When NVMe was introduced in Linux 3.3 (March 2012), it used the existing disk scheduler infrastructure, but this lead to not being able to take full advantage of the hardware. It was previously possible to reach these limitations, but only with a large RAID array of SATA or SAS SSDs which was rare at the time. High performance storage hardware (including NVMe) became more common and Linux 3.13 (January 2014) came with a new request layer called blk-mq - block multiqueue. The name refers to its handling of multiple parallel queues and the option to pass these multiple queues direct to NVMe hardware, rather than having a single centralised request queue. Initially blk-mq was only for NVMe and some other specialised storage hardware, but over time all the previous functionality was moved across to blk-mq. Linux 5.0 (March 2019) removed the traditional single queue disk schedulers and everything (even mechanical hard disks) now uses blk-mq.

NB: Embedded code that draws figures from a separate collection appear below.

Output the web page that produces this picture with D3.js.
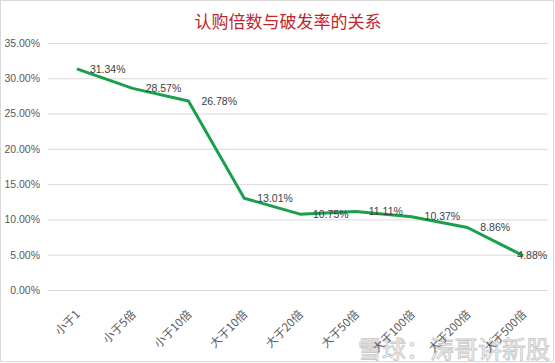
<!DOCTYPE html>
<html>
<head>
<meta charset="utf-8">
<script src="https://cdn.jsdelivr.net/npm/d3@7"></script>
<style>
  body { margin: 0; background: #fff; }
  text { font-family: "Noto Sans CJK SC", "Liberation Sans", sans-serif; }
</style>
</head>
<body>
<div id="chart"></div>
<script>
// Chart data
const categories = ['小于1', '小于5倍', '小于10倍', '大于10倍', '大于20倍', '大于50倍', '大于100倍', '大于200倍', '大于500倍'];
const rates = [0.3134, 0.2857, 0.2678, 0.1301, 0.1075, 0.1111, 0.1037, 0.0886, 0.0488];
const yTicks = [0, 0.05, 0.10, 0.15, 0.20, 0.25, 0.30, 0.35];
const title = '认购倍数与破发率的关系';

const W = 555, H = 363;

const svg = d3.select('#chart')
    .append('svg')
    .attr('width', W)
    .attr('height', H);

// Outer border
svg.append('rect')
    .attr('x', 0.5).attr('y', 0.5)
    .attr('width', W - 2).attr('height', H - 2)
    .attr('fill', '#fff')
    .attr('stroke', '#d9d9d9');

// Scales
const x = d3.scaleBand()
    .domain(categories)
    .range([49, 551]);

const y = d3.scaleLinear()
    .domain([0, 0.35])
    .range([290, 43]);

const cx = d => x(d) + x.bandwidth() / 2;

// Gridlines + y labels
const yAxis = svg.append('g')
    .attr('transform', 'translate(48,0)')
    .call(d3.axisLeft(y)
        .tickValues(yTicks)
        .tickSize(-500)
        .tickPadding(8)
        .tickFormat(d3.format('.2%')));
yAxis.select('.domain').remove();
yAxis.selectAll('.tick line').attr('stroke', '#d9d9d9');
yAxis.selectAll('.tick text')
    .attr('fill', '#595959')
    .style('font-family', '"Liberation Sans", sans-serif')
    .style('font-size', '10.5px');

// Watermark (drawn under the axis labels)
svg.append('text')
    .attr('x', 550)
    .attr('y', 358)
    .attr('text-anchor', 'end')
    .attr('fill', '#f4f4f4')
    .attr('stroke', '#c8c8c8')
    .attr('stroke-width', 0.8)
    .style('font-size', '24px')
    .text('雪球：涛哥讲新股');

// X category labels, rotated
svg.append('g')
    .selectAll('text')
    .data(categories)
    .enter()
    .append('text')
    .attr('transform', d => `translate(${cx(d) + 4},315) rotate(-45)`)
    .attr('text-anchor', 'end')
    .attr('fill', '#595959')
    .style('font-size', '11.5px')
    .text(d => d);

// Line
const line = d3.line()
    .x((d, i) => cx(categories[i]))
    .y(d => y(d));

svg.append('path')
    .datum(rates)
    .attr('d', line)
    .attr('fill', 'none')
    .attr('stroke', '#1aa04b')
    .attr('stroke-width', 3)
    .attr('stroke-linejoin', 'round');

// Data labels (right of points; last one pulled back to fit)
const last = rates.length - 1;
svg.append('g')
    .selectAll('text')
    .data(rates)
    .enter()
    .append('text')
    .attr('x', (d, i) => i === last ? cx(categories[i]) + 24 : cx(categories[i]) + 13)
    .attr('y', d => y(d))
    .attr('dy', '0.35em')
    .attr('text-anchor', (d, i) => i === last ? 'end' : 'start')
    .attr('fill', '#404040')
    .style('font-family', '"Liberation Sans", sans-serif')
    .style('font-size', '10.5px')
    .text(d => d3.format('.2%')(d));

// Title
svg.append('text')
    .attr('x', 288)
    .attr('y', 28)
    .attr('text-anchor', 'middle')
    .attr('fill', '#c0262d')
    .style('font-size', '17px')
    .text(title);
</script>
</body>
</html>
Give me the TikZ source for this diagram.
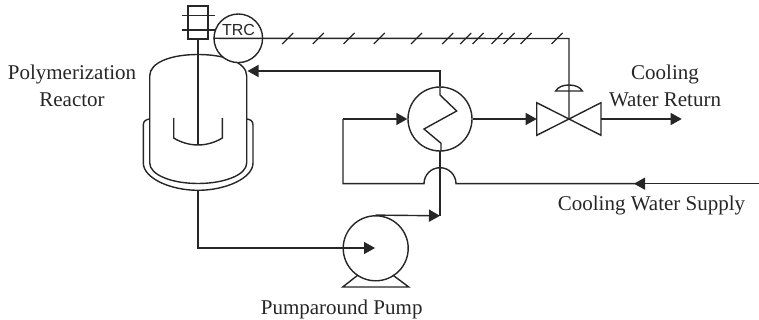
\documentclass[tikz,border=0pt]{standalone}
\usepackage{fontspec}
\setmainfont{Liberation Serif}
\newfontfamily\trcfont{Liberation Sans}
\usetikzlibrary{arrows.meta}
\tikzset{
  px/.style={x=1pt,y=-1pt},
  pipe/.style={draw=black!85,line width=1.4pt},
  thin pipe/.style={draw=black!85,line width=1.2pt},
  flow/.style={pipe,-{Triangle[length=11pt,width=12pt]}},
  ring/.style={circle,draw=black!85,line width=1.4pt,inner sep=0pt},
  lab/.style={font=\fontsize{21}{26.5}\selectfont,align=center,text=black!85,inner sep=0pt},
}
\begin{document}
\begin{tikzpicture}[px]
\useasboundingbox (0,0) rectangle (759,320);
% coordinates
\coordinate (shafttop) at (198,39);
\coordinate (shaftend) at (198,145);
\coordinate (sigend) at (569,38.5);
\coordinate (vin) at (247.5,71);
\coordinate (valvec) at (569,119);
% vessel
\draw[pipe] (149.7,119) -- (149.7,76) .. controls (149.7,62) and (172,54.5) .. (198,54.5) .. controls (224,54.5) and (246.7,62) .. (246.7,76) -- (246.7,163) .. controls (246.7,175) and (224,183.5) .. (198,183.5) .. controls (172,183.5) and (149.7,175) .. (149.7,163) -- cycle;
% jacket
\draw[pipe] (149.7,119) .. controls (146,119.5) and (143.3,121) .. (143.3,125) -- (143.3,163) .. controls (143.3,178) and (170,190.3) .. (198,190.3) .. controls (226,190.3) and (253,178) .. (253,163) -- (253,125) .. controls (253,121) and (250.5,119.5) .. (246.7,119);
% agitator
\node[draw=black!85,line width=1.4pt,minimum width=20pt,minimum height=33pt,inner sep=0pt] (motor) at (198,22.5) {};
\coordinate (c1l) at (181.7,15.7); \coordinate (c1r) at (214.7,15.7);
\coordinate (c2l) at (181.7,30); \coordinate (c2r) at (214.7,30);
\draw[pipe] (c1l) -- (c1r);
\draw[pipe] (c2l) -- (c2r);
\draw[pipe] (motor.south) -- (shaftend);
\draw[pipe] (173.7,118) -- (173.7,138) .. controls (180,142) and (189,145) .. (198,145) .. controls (207,145) and (216,142) .. (222.3,138) -- (222.3,118);
% TRC
\node[ring,minimum size=48.6pt,fill=white] (trc) at (238.3,38.3) {};
\node[font=\trcfont\fontsize{16}{18}\selectfont,text=black!85,inner sep=0pt] (trctxt) at (238.5,29.5) {TRC};
% signal line
\draw[pipe] (trc.west) -- (sigend) -- (valvec);
\foreach \t in {287.7,318.3,349,379.3,416.5,447.7,465.7,478,497,509,526,557}
  \draw[thin pipe] (\t-5.5,44) -- (\t+5.5,33);
% valve
\path[draw=black!85,line width=1.4pt] (valvec) -- (536.7,102.7) -- (536.7,135.3) -- cycle;
\path[draw=black!85,line width=1.4pt] (valvec) -- (601,102.7) -- (601,135.3) -- cycle;
\coordinate (vl) at (536.7,119); \coordinate (vr) at (601,119);
\draw[pipe] (555.7,91) .. controls (558,87) and (563,85) .. (569,85) .. controls (575,85) and (580,87) .. (582.3,91) -- cycle;
% heat exchanger
\node[ring,minimum size=64pt] (hx) at (440,119) {};
\draw[pipe] (440,86.5) -- (440,95) -- (456.7,111) -- (424,129) -- (441,143.3) -- (441,151);
\draw[pipe] (440,151) -- (440,216);
% pump
\node[ring,minimum size=65pt] (pump) at (375.7,248.3) {};
\draw[pipe] (358,275) -- (342.7,287) -- (408.7,287) -- (392.7,275);
% connectors
\coordinate (o1) at (198,190.3);
\draw[flow] (o1) -- (198,248) -- (375,248);
\draw[flow] (pump.north) -- (440,215.8);
\draw[flow] (440,86) -- (440,71) -- (vin);
\draw[flow] (hx.east) -- (vl);
\draw[flow] (vr) -- (681.7,119);
\coordinate (cwend) at (759,183.7);
\draw[flow] (cwend) -- (634,183.7);
\draw[pipe] (636,183.7) -- (456,183.7) arc[start angle=0,end angle=180,radius=16,y radius=-16] -- (343,183.7) -- (343,119);
\draw[flow] (343,119) -- (hx.west);
% labels
\node[lab] (l1) at (72,86) {Polymerization\\Reactor};
\node[lab] (l2) at (665,86) {Cooling\\Water Return};
\node[lab] (l3) at (651.5,205) {Cooling Water Supply};
\node[lab] (l4) at (341.7,309) {Pumparound Pump};
\end{tikzpicture}
\end{document}
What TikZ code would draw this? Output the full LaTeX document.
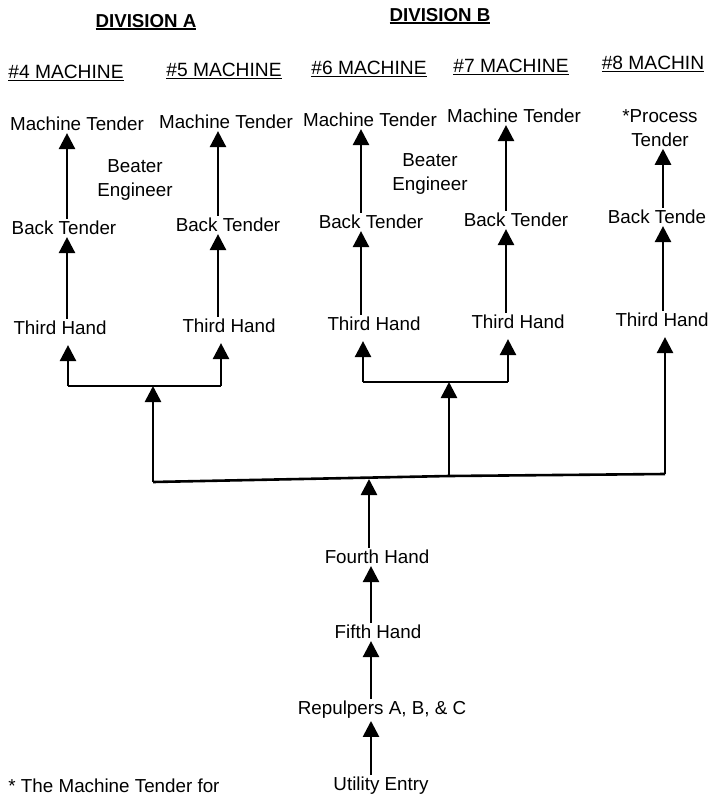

There are four blk-mq scheduler options:

none - no scheduler, pass everything through to hardware as-is.
mq-deadline - operations that exceed a deadline time get re-allocated higher priority. Minimal processing time, default for fast storage.
bfq - “budget fair queuing”, targeted at slower disks, prioritising fairness between processes and response time. More CPU processing time, but the processing is worthwhile for mechanical hard disks and slow SSDs.
kyber - reuses latency/queue size concepts from network interfaces. Minimal processing time, an alternative option for fast storage.